Las cosas por su nombre
Por Ramón Alfonso Sallard
Por regla general, la memoria suele acomodar las cosas de tal manera que uno siempre sale victorioso de sus derrotas. Sin el hubiera, difícilmente se podría culpar a los demás de nuestras propias equivocaciones.
“Si hubiera tenido un gramo más de inteligencia y no hubiera publicado el documento del pacto de Coahuila, estoy seguro de que la corrupción no sería el tema principal en las redes sociales, sino el segundo aire de Xóchitl”. Eso escuché decir ayer a un integrante del frente opositor que estuvo presente en el cierre de precampaña de la panista en la Arena Ciudad de México. Hubiera. Pretérito pluscuamperfecto del subjuntivo. Algo que nunca tuvo lugar.
¿Cómo prever el factor de la estupidez humana? Escribió alguna vez el novelista Jorge Ibargüengotia: “Lo triste o lo alegre de una historia no depende de los hechos ocurridos, sino de la actitud que tenga el que los está registrando”. Esa es la premisa con la que parecen actuar, por ejemplo, algunas personas emanadas de la academia, que en otro tiempo gozaron de credibilidad y prestigio en amplios segmentos de la sociedad y que hoy exhiben sin pudor sus fobias y prejuicios en redes sociales.
Madame Didí, la más orgánica de las intelectuales del antiguo régimen, es, quizá, el más claro ejemplo de este proceso de degradación. Otra frase del desaparecido Ibargüengoitia, quien falleció en 1983 al desplomarse el avión en el que viajaba, viene como anillo al dedo: “Es tan grotesco, que me produce ternura”.
Se supone que el periodismo tendría que ser el antídoto contra este mecanismo que construye verdades alternas conforme a lo que hubiera sido, en lugar de relatar o analizar lo que realmente es. Claro, el periodismo cimentado en hechos. El problema es que en el México de hoy el rigor profesional es ya una entelequia. Una pieza de museo. Carne de hemeroteca.
Algunos reporteros voladores de notas, y otros tantos analistas especializados en falacias, justifican su actuación con el siguiente argumento: la obra de un periodista tiene un carácter esencialmente efímero. Su producto es totalmente perecedero. Sobre todo, hoy que abundan las redes sociales. En ellas se proclama a viva voz, y de la manera más estridente posible, lo que antes sólo se decía en el rincón de una cantina.
Ante un panorama tan turbio, habría que valorar seriamente la ampliación de inscripciones en La escuela del mundo al revés, fundada hace un cuarto de siglo por el escritor uruguayo Eduardo Galeano, lamentablemente ya fallecido, aunque de una manera distinta a la de su colega Ibargüengoitia. Cito:
“[…] después de visitar el país de las maravillas, Alicia se metió en un espejo para describir el mundo al revés. Si Alicia naciera en nuestros días, no necesitaría atravesar ningún espejo: le bastaría con asomarse a la ventana. Al fin del milenio, el mundo al revés está a la vista: es el mundo tal cual es, con la izquierda a la derecha, el ombligo en la espalda y la cabeza en los pies”.

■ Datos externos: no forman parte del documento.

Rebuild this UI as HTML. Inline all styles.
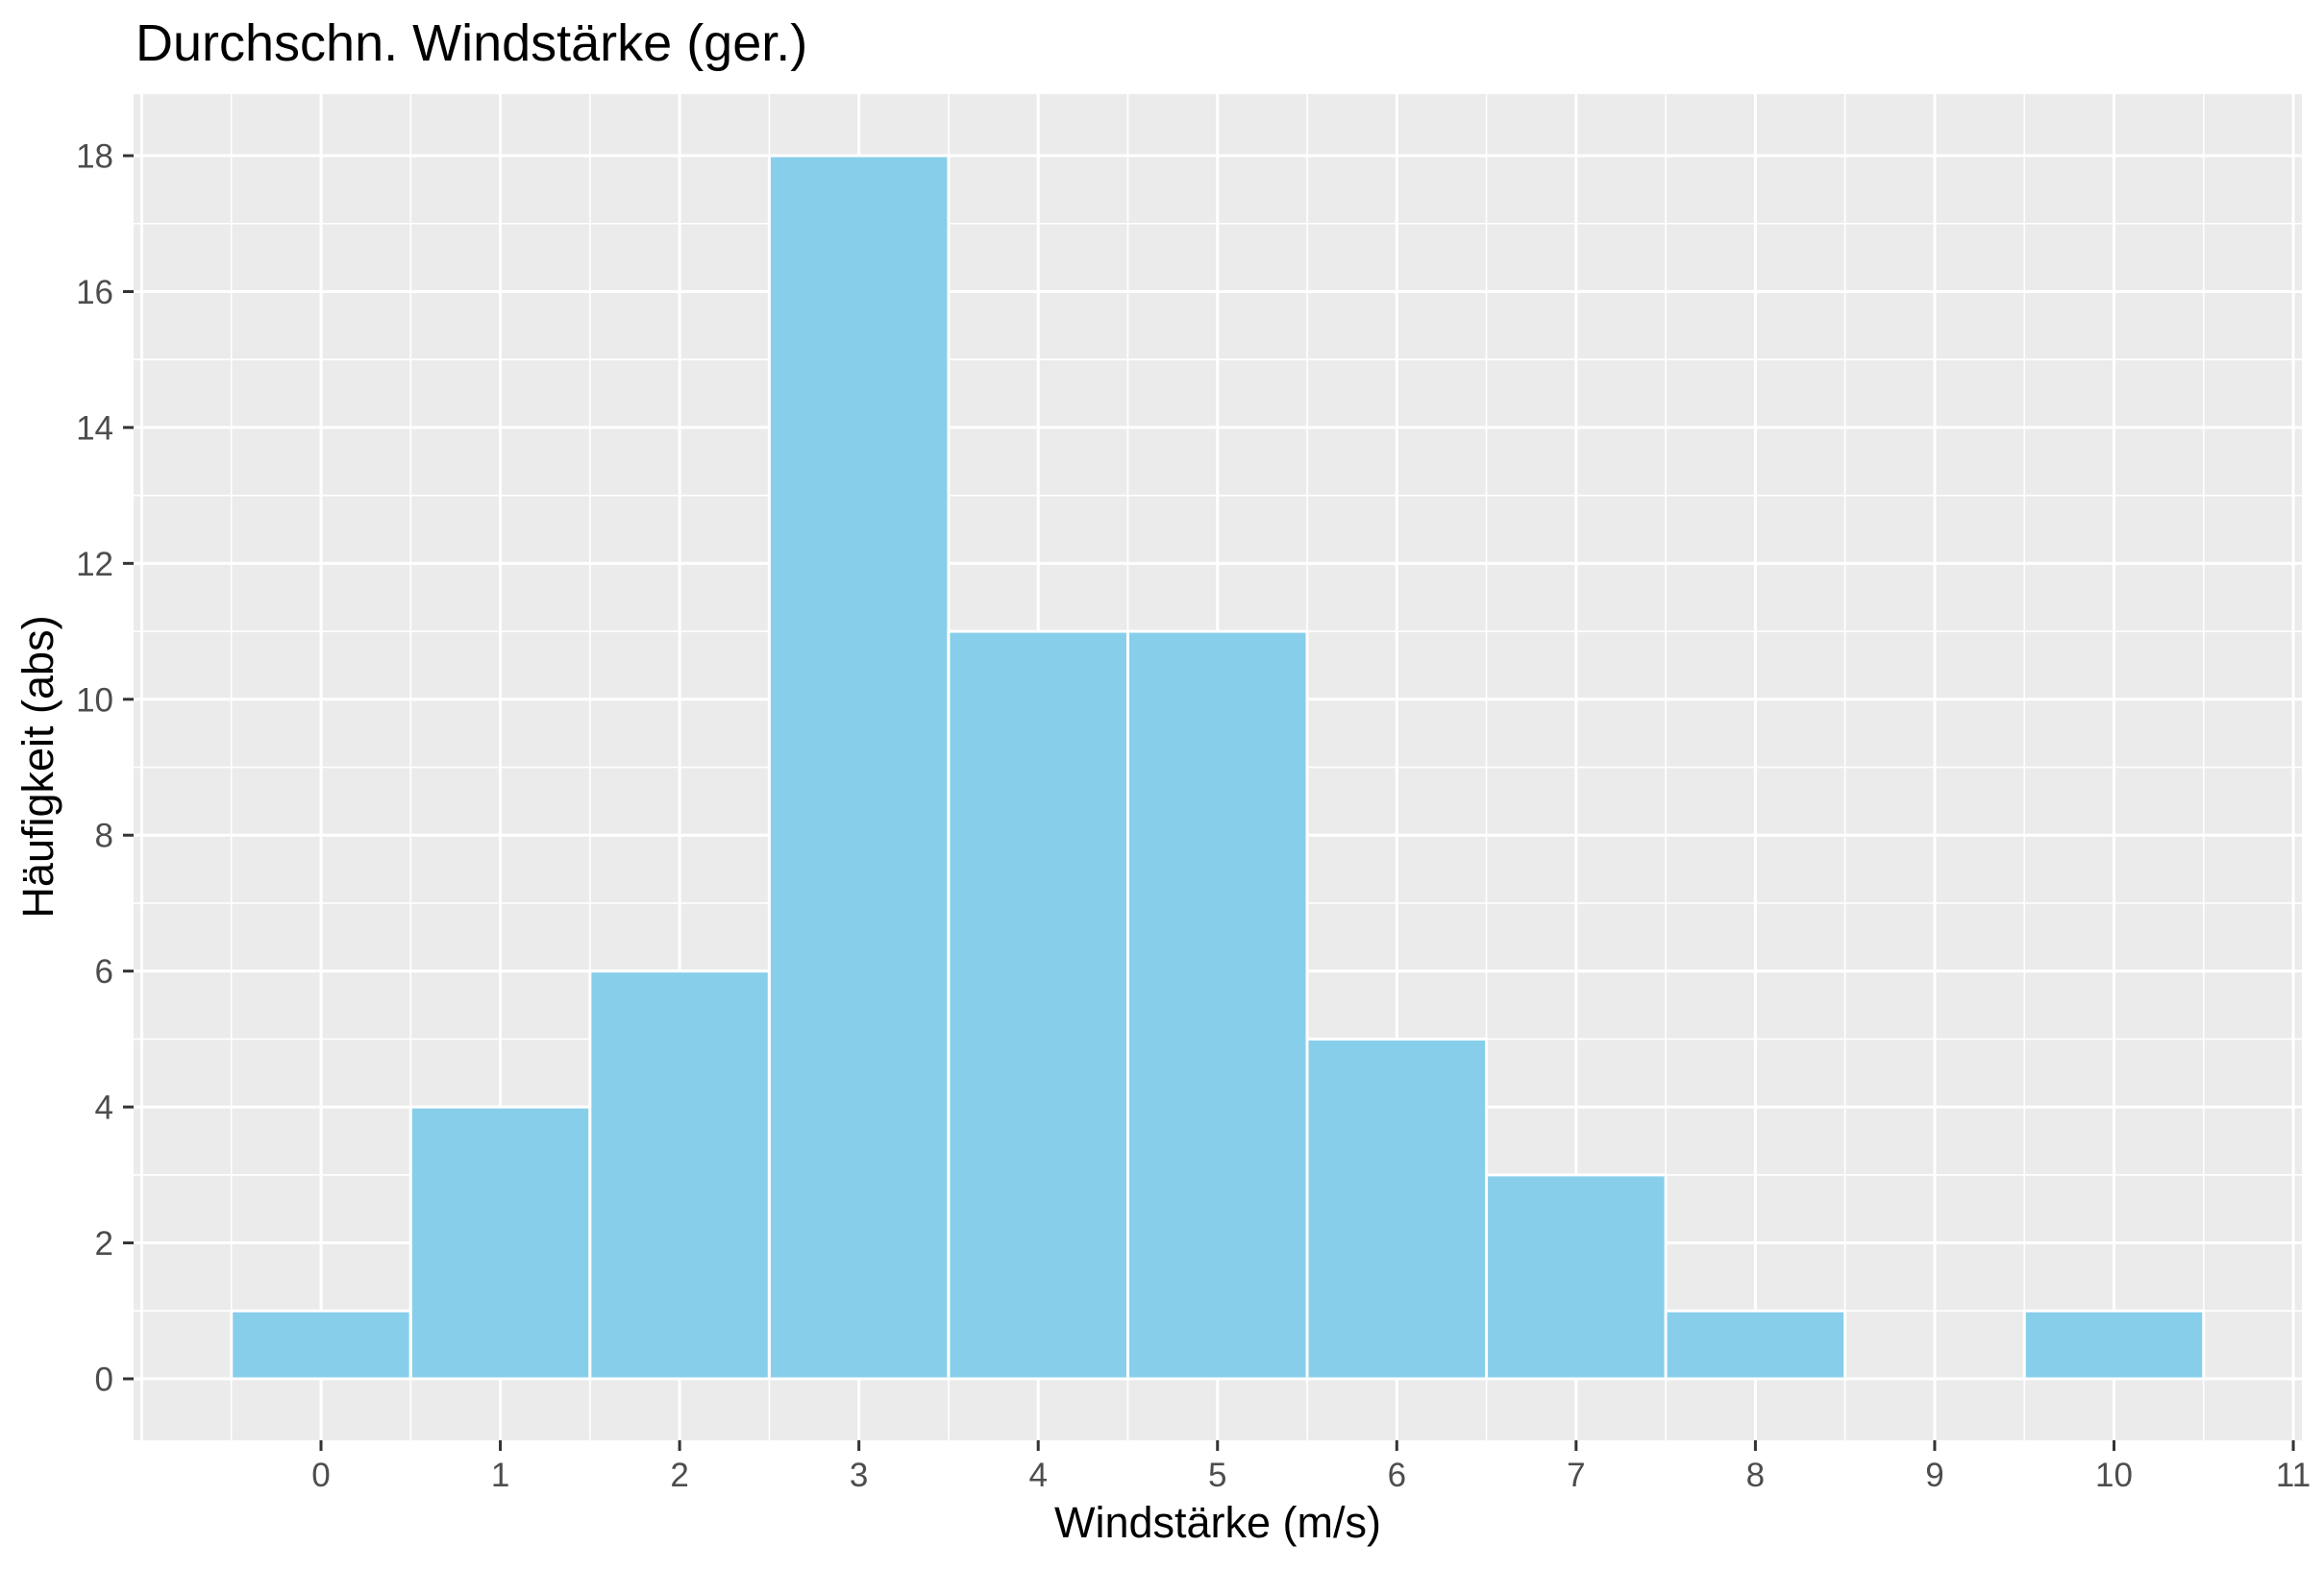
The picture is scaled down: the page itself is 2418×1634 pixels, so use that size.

Pero ¿cuál es la oferta educativa de la escuela del mundo al revés? Antes que nada, hay que decir que es la más democrática de las instituciones educativas, pues no exige examen de admisión, no cobra matrícula y dicta gratuitamente sus cursos, a todos y en todas partes, así en la tierra como en el cielo.
En la escuela del mundo al revés –describe Galeano—el plomo aprende a flotar y el corcho, a hundirse. Las víboras aprenden a volar y las nubes aprenden a arrastrarse por los caminos.
Consecuentemente, el mundo al revés premia al revés: desprecia la honestidad, castiga el trabajo, recompensa la falta de escrúpulos y alimenta el canibalismo. El arte de engañar al prójimo, que los estafadores practican cazando incautos por las calles, llega a lo sublime cuando algunos políticos de éxito ejercitan su talento.
En efecto, como bien dice Galeano, los violadores que más ferozmente violan la naturaleza y los derechos humanos, jamás van presos. Ellos siguen teniendo las llaves de las cárceles.